## Start Recorded information

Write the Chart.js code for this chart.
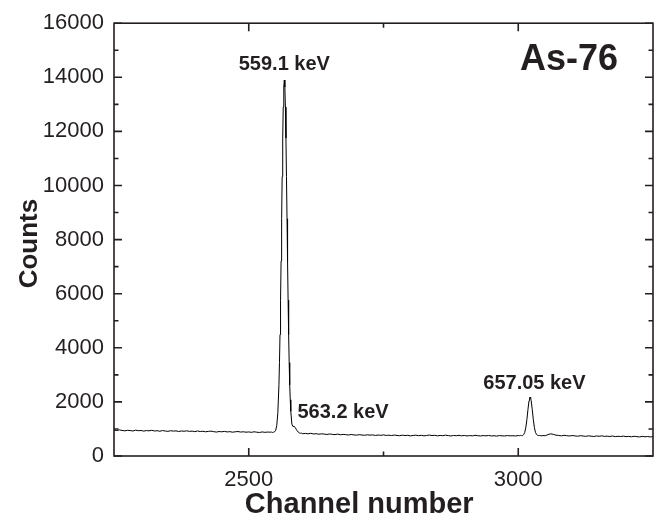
<!DOCTYPE html>
<html><head><meta charset="utf-8">
<script src="https://cdn.jsdelivr.net/npm/chart.js@4"></script>
<style>html,body{margin:0;padding:0;background:#fff}#wrap{width:668px;height:519px}</style>
</head><body><div id="wrap"><canvas id="c" width="668" height="519"></canvas></div>
<script>
// Channel numbers (x) and counts (y)
const channels = [
 2250,2255,2260,2265,2270,2275,2280,2285,2290,2295,2300,2305,2310,2315,2320,2325,2330,2335,2340,2345,
 2350,2355,2360,2365,2370,2375,2380,2385,2390,2395,2400,2405,2410,2415,2420,2425,2430,2435,2440,2445,
 2450,2455,2460,2465,2470,2475,2480,2485,2490,2495,2500,2505,2510,2515,2520,2525,2530,2535,2540,
 2542,2544,2546,2548,2550,2552,2554,2556,2557,2558,2559,2560,2561,2562,2563,2564,2565,2566,
 2567,2568,2569,2570,2571,2572,2573,2574,2575,2576,2577,2578,2580,2582,2584,2586,2588,2590,
 2592,2594,2596,2598,2600,
 2605,2610,2615,2620,2625,2630,2635,2640,2645,2650,2655,2660,2665,2670,2675,2680,2685,2690,2695,2700,
 2705,2710,2715,2720,2725,2730,2735,2740,2745,2750,2755,2760,2765,2770,2775,2780,2785,2790,2795,2800,
 2805,2810,2815,2820,2825,2830,2835,2840,2845,2850,2855,2860,2865,2870,2875,2880,2885,2890,2895,2900,
 2905,2910,2915,2920,2925,2930,2935,2940,2945,2950,2955,2960,2965,2970,2975,2980,2985,2990,2995,3000,
 3002,3004,3006,3008,3010,3012,3014,3016,3018,3020,3021,3022,3023,3024,3026,3028,3030,3032,3034,3036,
 3038,3040,3042,3044,3046,
 3050,3055,3060,3065,3070,3075,3080,3085,3090,3095,3100,3105,3110,3115,3120,3125,3130,3135,3140,3145,
 3150,3155,3160,3165,3170,3175,3180,3185,3190,3195,3200,3205,3210,3215,3220,3225,3230,3235,3240,3245,3250
];
const counts = [
 955,940,965,945,930,950,940,925,955,935,945,920,940,930,950,925,935,915,940,925,
 910,935,920,930,905,925,915,930,910,920,900,925,905,915,895,910,920,900,885,905,
 895,910,890,900,880,895,905,885,895,880,890,875,895,880,870,890,875,885,880,
 885,870,880,895,950,1130,1600,2630,3450,4490,5760,7210,8770,10330,11750,12900,13640,13900,
 13640,12900,11750,10330,8770,7210,5760,4490,3450,2630,2080,1650,1180,1090,1095,1060,990,930,
 880,855,840,845,825,
 835,820,840,815,825,805,820,810,795,815,800,790,810,785,800,790,775,795,780,770,
 790,775,765,785,770,780,760,775,765,780,760,770,755,775,760,750,770,755,765,745,
 760,770,750,765,745,760,775,755,765,745,760,750,770,755,740,760,750,765,745,760,
 740,755,745,765,750,740,755,745,760,740,750,735,755,745,740,755,745,750,740,755,
 750,760,755,750,790,870,1045,1340,1715,2045,2145,2180,2145,2045,1715,1340,1045,870,795,765,
 755,760,750,745,755,
 750,790,820,800,770,760,745,765,750,740,755,745,730,750,740,725,745,735,720,740,
 730,745,725,735,720,740,715,730,720,735,715,725,710,730,715,705,725,710,720,705,715
];
const xTicks = [2500, 3000];
const xMinorTicks = [2750];
const yTicks = [0, 2000, 4000, 6000, 8000, 10000, 12000, 14000, 16000];
const yMinorTicks = [1000, 3000, 5000, 7000, 9000, 11000, 13000, 15000];
const noteTexts = ['559.1 keV', '563.2 keV', '657.05 keV'];
const noteChannels = [2566, 2675, 3030];
const noteCounts = [14460, 1600, 2680];
const isotopeText = 'As-76';
const isotopeChannel = 3094;
const isotopeCount = 14650;
const xTitle = 'Channel number';
const yTitle = 'Counts';

const ink = '#231f20';
const FONT = '"Liberation Sans", Arial, Helvetica, sans-serif';

const decor = {
  id: 'decor',
  afterDraw(chart) {
    const {ctx, chartArea: a, scales: {x, y}} = chart;
    ctx.save();
    ctx.strokeStyle = ink;
    ctx.lineWidth = 1.6;
    ctx.strokeRect(a.left, a.top, a.right - a.left, a.bottom - a.top);
    ctx.beginPath();
    const MAJ = 8, MIN = 4.5;
    const vt = (v, len) => { const p = x.getPixelForValue(v);
      ctx.moveTo(p, a.bottom); ctx.lineTo(p, a.bottom - len);
      ctx.moveTo(p, a.top); ctx.lineTo(p, a.top + len); };
    const ht = (v, len) => { const p = y.getPixelForValue(v);
      ctx.moveTo(a.left, p); ctx.lineTo(a.left + len, p);
      ctx.moveTo(a.right, p); ctx.lineTo(a.right - len, p); };
    xTicks.forEach(v => vt(v, MAJ));
    xMinorTicks.forEach(v => vt(v, MIN));
    yTicks.forEach(v => ht(v, MAJ));
    yMinorTicks.forEach(v => ht(v, MIN));
    ctx.stroke();
    ctx.fillStyle = ink;
    ctx.textAlign = 'center';
    ctx.textBaseline = 'middle';
    ctx.font = 'bold 20px ' + FONT;
    noteTexts.forEach((t, i) => ctx.fillText(t, x.getPixelForValue(noteChannels[i]), y.getPixelForValue(noteCounts[i])));
    ctx.font = 'bold 36px ' + FONT;
    ctx.fillText(isotopeText, x.getPixelForValue(isotopeChannel), y.getPixelForValue(isotopeCount));
    // axis titles
    ctx.font = 'bold 29px ' + FONT;
    ctx.fillText(xTitle, a.left + 0.455 * (a.right - a.left), a.bottom + 49);
    ctx.translate(30, (a.top + a.bottom) / 2 + 4);
    ctx.rotate(-Math.PI / 2);
    ctx.font = 'bold 26px ' + FONT;
    ctx.fillText(yTitle, 0, 0);
    ctx.restore();
  }
};

new Chart(document.getElementById('c'), {
  type: 'line',
  data: {
    datasets: [{
      data: channels.map((c, i) => ({x: c, y: counts[i]})),
      borderColor: '#000',
      borderWidth: 1,
      pointRadius: 0,
      tension: 0,
      fill: false
    }]
  },
  options: {
    responsive: false,
    animation: false,
    events: [],
    layout: {padding: {top: 20, right: 15, left: 0, bottom: 0}},
    plugins: {legend: {display: false}, tooltip: {enabled: false}},
    scales: {
      x: {
        type: 'linear', min: 2250, max: 3250,
        grid: {display: false, drawTicks: false},
        border: {display: false},
        afterBuildTicks: s => { s.ticks = xTicks.map(v => ({value: v})); },
        afterFit: s => { s.height = 63; },
        ticks: {color: ink, font: {family: FONT, size: 22}, padding: 11, maxRotation: 0,
                callback: v => String(v)}
      },
      y: {
        type: 'linear', min: 0, max: 16000,
        grid: {display: false, drawTicks: false},
        border: {display: false},
        afterBuildTicks: s => { s.ticks = yTicks.map(v => ({value: v})); },
        afterFit: s => { s.width = 114; },
        ticks: {color: ink, font: {family: FONT, size: 22}, padding: 10,
                callback: v => String(v)}
      }
    }
  },
  plugins: [decor]
});
</script>
</body></html>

## End Recorded information

Problem details: Copy out all of the material exactly as written, without its pictures.

Task output:
Write the Chart.js code for this chart.
<!DOCTYPE html>
<html><head><meta charset="utf-8">
<script src="https://cdn.jsdelivr.net/npm/chart.js@4"></script>
<style>html,body{margin:0;padding:0;background:#fff}#wrap{width:668px;height:519px}</style>
</head><body><div id="wrap"><canvas id="c" width="668" height="519"></canvas></div>
<script>
// Channel numbers (x) and counts (y)
const channels = [
 2250,2255,2260,2265,2270,2275,2280,2285,2290,2295,2300,2305,2310,2315,2320,2325,2330,2335,2340,2345,
 2350,2355,2360,2365,2370,2375,2380,2385,2390,2395,2400,2405,2410,2415,2420,2425,2430,2435,2440,2445,
 2450,2455,2460,2465,2470,2475,2480,2485,2490,2495,2500,2505,2510,2515,2520,2525,2530,2535,2540,
 2542,2544,2546,2548,2550,2552,2554,2556,2557,2558,2559,2560,2561,2562,2563,2564,2565,2566,
 2567,2568,2569,2570,2571,2572,2573,2574,2575,2576,2577,2578,2580,2582,2584,2586,2588,2590,
 2592,2594,2596,2598,2600,
 2605,2610,2615,2620,2625,2630,2635,2640,2645,2650,2655,2660,2665,2670,2675,2680,2685,2690,2695,2700,
 2705,2710,2715,2720,2725,2730,2735,2740,2745,2750,2755,2760,2765,2770,2775,2780,2785,2790,2795,2800,
 2805,2810,2815,2820,2825,2830,2835,2840,2845,2850,2855,2860,2865,2870,2875,2880,2885,2890,2895,2900,
 2905,2910,2915,2920,2925,2930,2935,2940,2945,2950,2955,2960,2965,2970,2975,2980,2985,2990,2995,3000,
 3002,3004,3006,3008,3010,3012,3014,3016,3018,3020,3021,3022,3023,3024,3026,3028,3030,3032,3034,3036,
 3038,3040,3042,3044,3046,
 3050,3055,3060,3065,3070,3075,3080,3085,3090,3095,3100,3105,3110,3115,3120,3125,3130,3135,3140,3145,
 3150,3155,3160,3165,3170,3175,3180,3185,3190,3195,3200,3205,3210,3215,3220,3225,3230,3235,3240,3245,3250
];
const counts = [
 955,940,965,945,930,950,940,925,955,935,945,920,940,930,950,925,935,915,940,925,
 910,935,920,930,905,925,915,930,910,920,900,925,905,915,895,910,920,900,885,905,
 895,910,890,900,880,895,905,885,895,880,890,875,895,880,870,890,875,885,880,
 885,870,880,895,950,1130,1600,2630,3450,4490,5760,7210,8770,10330,11750,12900,13640,13900,
 13640,12900,11750,10330,8770,7210,5760,4490,3450,2630,2080,1650,1180,1090,1095,1060,990,930,
 880,855,840,845,825,
 835,820,840,815,825,805,820,810,795,815,800,790,810,785,800,790,775,795,780,770,
 790,775,765,785,770,780,760,775,765,780,760,770,755,775,760,750,770,755,765,745,
 760,770,750,765,745,760,775,755,765,745,760,750,770,755,740,760,750,765,745,760,
 740,755,745,765,750,740,755,745,760,740,750,735,755,745,740,755,745,750,740,755,
 750,760,755,750,790,870,1045,1340,1715,2045,2145,2180,2145,2045,1715,1340,1045,870,795,765,
 755,760,750,745,755,
 750,790,820,800,770,760,745,765,750,740,755,745,730,750,740,725,745,735,720,740,
 730,745,725,735,720,740,715,730,720,735,715,725,710,730,715,705,725,710,720,705,715
];
const xTicks = [2500, 3000];
const xMinorTicks = [2750];
const yTicks = [0, 2000, 4000, 6000, 8000, 10000, 12000, 14000, 16000];
const yMinorTicks = [1000, 3000, 5000, 7000, 9000, 11000, 13000, 15000];
const noteTexts = ['559.1 keV', '563.2 keV', '657.05 keV'];
const noteChannels = [2566, 2675, 3030];
const noteCounts = [14460, 1600, 2680];
const isotopeText = 'As-76';
const isotopeChannel = 3094;
const isotopeCount = 14650;
const xTitle = 'Channel number';
const yTitle = 'Counts';

const ink = '#231f20';
const FONT = '"Liberation Sans", Arial, Helvetica, sans-serif';

const decor = {
  id: 'decor',
  afterDraw(chart) {
    const {ctx, chartArea: a, scales: {x, y}} = chart;
    ctx.save();
    ctx.strokeStyle = ink;
    ctx.lineWidth = 1.6;
    ctx.strokeRect(a.left, a.top, a.right - a.left, a.bottom - a.top);
    ctx.beginPath();
    const MAJ = 8, MIN = 4.5;
    const vt = (v, len) => { const p = x.getPixelForValue(v);
      ctx.moveTo(p, a.bottom); ctx.lineTo(p, a.bottom - len);
      ctx.moveTo(p, a.top); ctx.lineTo(p, a.top + len); };
    const ht = (v, len) => { const p = y.getPixelForValue(v);
      ctx.moveTo(a.left, p); ctx.lineTo(a.left + len, p);
      ctx.moveTo(a.right, p); ctx.lineTo(a.right - len, p); };
    xTicks.forEach(v => vt(v, MAJ));
    xMinorTicks.forEach(v => vt(v, MIN));
    yTicks.forEach(v => ht(v, MAJ));
    yMinorTicks.forEach(v => ht(v, MIN));
    ctx.stroke();
    ctx.fillStyle = ink;
    ctx.textAlign = 'center';
    ctx.textBaseline = 'middle';
    ctx.font = 'bold 20px ' + FONT;
    noteTexts.forEach((t, i) => ctx.fillText(t, x.getPixelForValue(noteChannels[i]), y.getPixelForValue(noteCounts[i])));
    ctx.font = 'bold 36px ' + FONT;
    ctx.fillText(isotopeText, x.getPixelForValue(isotopeChannel), y.getPixelForValue(isotopeCount));
    // axis titles
    ctx.font = 'bold 29px ' + FONT;
    ctx.fillText(xTitle, a.left + 0.455 * (a.right - a.left), a.bottom + 49);
    ctx.translate(30, (a.top + a.bottom) / 2 + 4);
    ctx.rotate(-Math.PI / 2);
    ctx.font = 'bold 26px ' + FONT;
    ctx.fillText(yTitle, 0, 0);
    ctx.restore();
  }
};

new Chart(document.getElementById('c'), {
  type: 'line',
  data: {
    datasets: [{
      data: channels.map((c, i) => ({x: c, y: counts[i]})),
      borderColor: '#000',
      borderWidth: 1,
      pointRadius: 0,
      tension: 0,
      fill: false
    }]
  },
  options: {
    responsive: false,
    animation: false,
    events: [],
    layout: {padding: {top: 20, right: 15, left: 0, bottom: 0}},
    plugins: {legend: {display: false}, tooltip: {enabled: false}},
    scales: {
      x: {
        type: 'linear', min: 2250, max: 3250,
        grid: {display: false, drawTicks: false},
        border: {display: false},
        afterBuildTicks: s => { s.ticks = xTicks.map(v => ({value: v})); },
        afterFit: s => { s.height = 63; },
        ticks: {color: ink, font: {family: FONT, size: 22}, padding: 11, maxRotation: 0,
                callback: v => String(v)}
      },
      y: {
        type: 'linear', min: 0, max: 16000,
        grid: {display: false, drawTicks: false},
        border: {display: false},
        afterBuildTicks: s => { s.ticks = yTicks.map(v => ({value: v})); },
        afterFit: s => { s.width = 114; },
        ticks: {color: ink, font: {family: FONT, size: 22}, padding: 10,
                callback: v => String(v)}
      }
    }
  },
  plugins: [decor]
});
</script>
</body></html>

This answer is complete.